Although U.S. stocks closed higher on Wednesday, there were a few notable insider trades.
When insiders purchase shares, it indicates their confidence in the company's prospects or that they view the stock as a bargain. Either way, this signals an opportunity to go long on the stock. Insider purchases should not be taken as the only indicator for making an investment or trading decision. At best, it can lend conviction to a buying decision.
Below is a look at a few recent notable insider purchases. For more, check out Benzinga's insider transactions platform.
Howard Hughes
- The Trade: Howard Hughes Holdings Inc. HHH Director William Ackman acquired a total of 93,390 shares an average price of $69.29. To acquire these shares, it cost around $6.47 million.
- What’s Happening: Howard Hughes said it intends to spinoff new division, Seaport Entertainment, to shareholders by year-end 2024.
- What Howard Hughes Does: Howard Hughes owns, manages, and develops commercial, residential, and mixed-use real estate throughout the USA.
Citi Trends
- The Trade: Citi Trends, Inc. CTRN 10% owner Pleasant Lake Onshore Feeder Fund LP acquired a total of 17,673 shares at an average price of $22.88. To acquire these shares, it cost around $404,358.
- What’s Happening: Citi Trends’ second-quarter FY23 sales decreased 6.2% year-on-year to $173.55 million, beating the analyst consensus estimate of $165.57 million.

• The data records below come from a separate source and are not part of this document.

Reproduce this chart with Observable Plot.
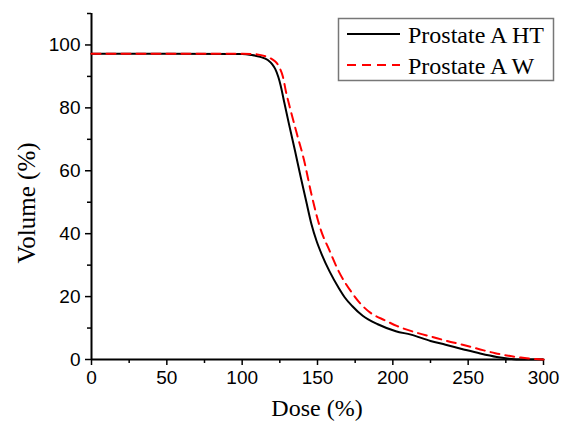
<!DOCTYPE html>
<html>
<head>
<meta charset="utf-8">
<script src="https://cdn.jsdelivr.net/npm/d3@7"></script>
<script src="https://cdn.jsdelivr.net/npm/@observablehq/plot@0.6"></script>
<style>
  html, body { margin: 0; padding: 0; background: #fff; }
  #chart svg { display: block; }
</style>
</head>
<body>
<div id="chart"></div>
<script>
// ---- data ----
const seriesNames = ["Prostate A HT", "Prostate A W"];
const doseHT = [0, 50, 100, 106, 112, 117, 120, 122, 124, 125.5, 128, 131, 135, 139, 142.5, 146, 149.5, 153, 158, 164, 168, 173, 180, 190, 202, 212, 225, 235, 247, 258, 269, 276, 282, 300];
const volHT  = [97.2, 97.2, 97.1, 96.8, 96.2, 95.2, 93.8, 92.3, 89.8, 87.2, 81.6, 75.0, 66.5, 57.7, 50.3, 43.0, 37.5, 33.2, 28.0, 22.8, 19.8, 17.0, 13.9, 11.2, 9.0, 7.9, 5.9, 4.7, 3.2, 1.9, 0.8, 0.3, 0, 0];
const doseW  = [0, 50, 100, 110, 116, 120, 123, 125, 127, 129, 132, 136, 141, 146, 152, 158, 164, 172, 180, 185, 195, 203, 216, 226, 236, 247, 258, 268, 278, 285, 291, 300];
const volW   = [97.2, 97.2, 97.2, 97.0, 96.3, 95.4, 94.2, 92.6, 90.0, 85.3, 79.5, 72.3, 63.5, 52.5, 41.5, 34.6, 28.1, 21.8, 17.0, 14.9, 12.4, 10.6, 8.5, 7.2, 5.9, 4.6, 3.2, 2.0, 1.1, 0.6, 0.3, 0];
const xMajor = [0, 50, 100, 150, 200, 250, 300];
const xMinor = [25, 75, 125, 175, 225, 275];
const yMajor = [0, 20, 40, 60, 80, 100];
const yMinor = [10, 30, 50, 70, 90, 110];
const xTitle = "Dose (%)";
const yTitle = "Volume (%)";

const ht = doseHT.map((d, i) => ({dose: d, vol: volHT[i]}));
const w  = doseW.map((d, i) => ({dose: d, vol: volW[i]}));

const sans = "'Liberation Sans', Arial, sans-serif";
const serif = "'Liberation Serif', 'Times New Roman', serif";

const plot = Plot.plot({
  width: 561,
  height: 425,
  marginLeft: 91,
  marginRight: 18,
  marginTop: 13,
  marginBottom: 66,
  style: {fontFamily: sans, fontSize: "19px", color: "#000", background: "#fff"},
  x: {domain: [0, 300]},
  y: {domain: [0, 110]},
  marks: [
    Plot.axisX({ticks: xMajor, tickSize: 6, tickPadding: 5, label: null, fontSize: 19, strokeWidth: 1.5, tickFormat: d => String(d)}),
    Plot.axisX({ticks: xMinor, tickSize: 4, text: null, label: null, strokeWidth: 1.5}),
    Plot.axisY({ticks: yMajor, tickSize: 6, tickPadding: 5, label: null, fontSize: 19, strokeWidth: 1.5, tickFormat: d => String(d)}),
    Plot.axisY({ticks: yMinor, tickSize: 4, text: null, label: null, strokeWidth: 1.5}),
    Plot.ruleY([0], {strokeWidth: 2, stroke: "#000"}),
    Plot.ruleX([0], {strokeWidth: 2, stroke: "#000"}),
    Plot.line(ht, {x: "dose", y: "vol", stroke: "#000", strokeWidth: 2, curve: "monotone-x"}),
    Plot.line(w, {x: "dose", y: "vol", stroke: "#ff0000", strokeWidth: 2, strokeDasharray: "9,6", curve: "monotone-x"})
  ]
});

const svg = d3.select(plot);
const xs = plot.scale("x");
const xMid = (xs.range[0] + xs.range[1]) / 2;

// axis titles
svg.append("text")
  .attr("x", xMid).attr("y", 416)
  .attr("text-anchor", "middle")
  .attr("font-family", serif).attr("font-size", 24).attr("fill", "#000")
  .text(xTitle);
svg.append("text")
  .attr("transform", "translate(35,203) rotate(-90)")
  .attr("text-anchor", "middle")
  .attr("font-family", serif).attr("font-size", 25).attr("fill", "#000")
  .text(yTitle);

// legend
const lg = svg.append("g");
lg.append("rect").attr("x", 338.5).attr("y", 18.5).attr("width", 215).attr("height", 62)
  .attr("fill", "#fff").attr("stroke", "#777").attr("stroke-width", 1.5);
const rows = [
  {name: seriesNames[0], stroke: "#000", dash: null, y: 34},
  {name: seriesNames[1], stroke: "#ff0000", dash: "9,6", y: 65}
];
rows.forEach(r => {
  lg.append("line").attr("x1", 347).attr("x2", 400).attr("y1", r.y).attr("y2", r.y)
    .attr("stroke", r.stroke).attr("stroke-width", 2).attr("stroke-dasharray", r.dash);
  lg.append("text").attr("x", 408).attr("y", r.y + 8.5)
    .attr("text-anchor", "start")
    .attr("font-family", serif).attr("font-size", 24).attr("fill", "#000")
    .text(r.name);
});

document.getElementById("chart").appendChild(plot);
</script>
</body>
</html>
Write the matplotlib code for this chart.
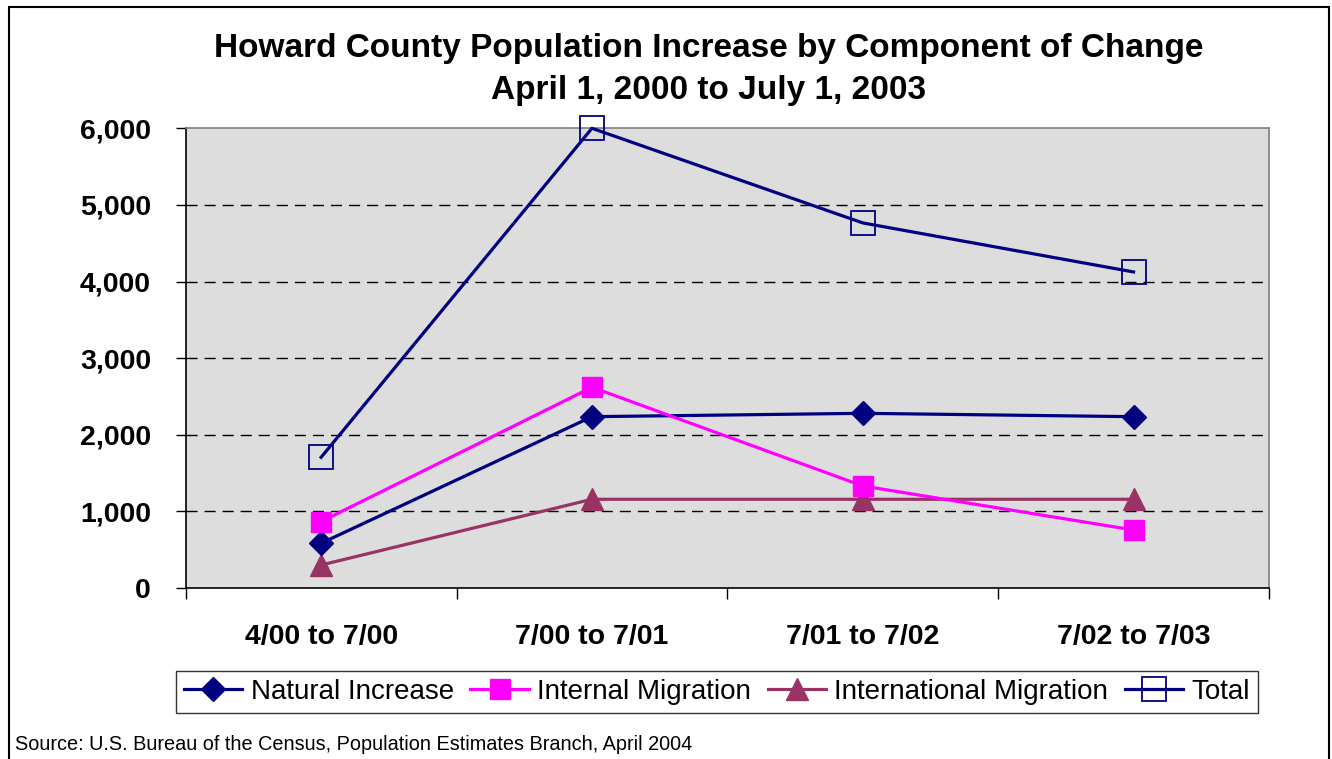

- What Citi Trends Does: Citi Trends Inc is a retailer of urban fashion apparel and accessories in the United States.
Don’t forget to check out our premarket coverage here
Neogen
- The Trade: Neogen Corporation NEOG CFO David Naemura bought a total of 10,000 shares at an average price of $15.03. To acquire these shares, it cost around $150,333.
- What’s Happening: Neogen reported weaker-than-expected results for its first quarter.
- What Neogen Does: Neogen, headquartered in Lansing, Michigan, develops, manufactures, and markets various products for food and animal safety.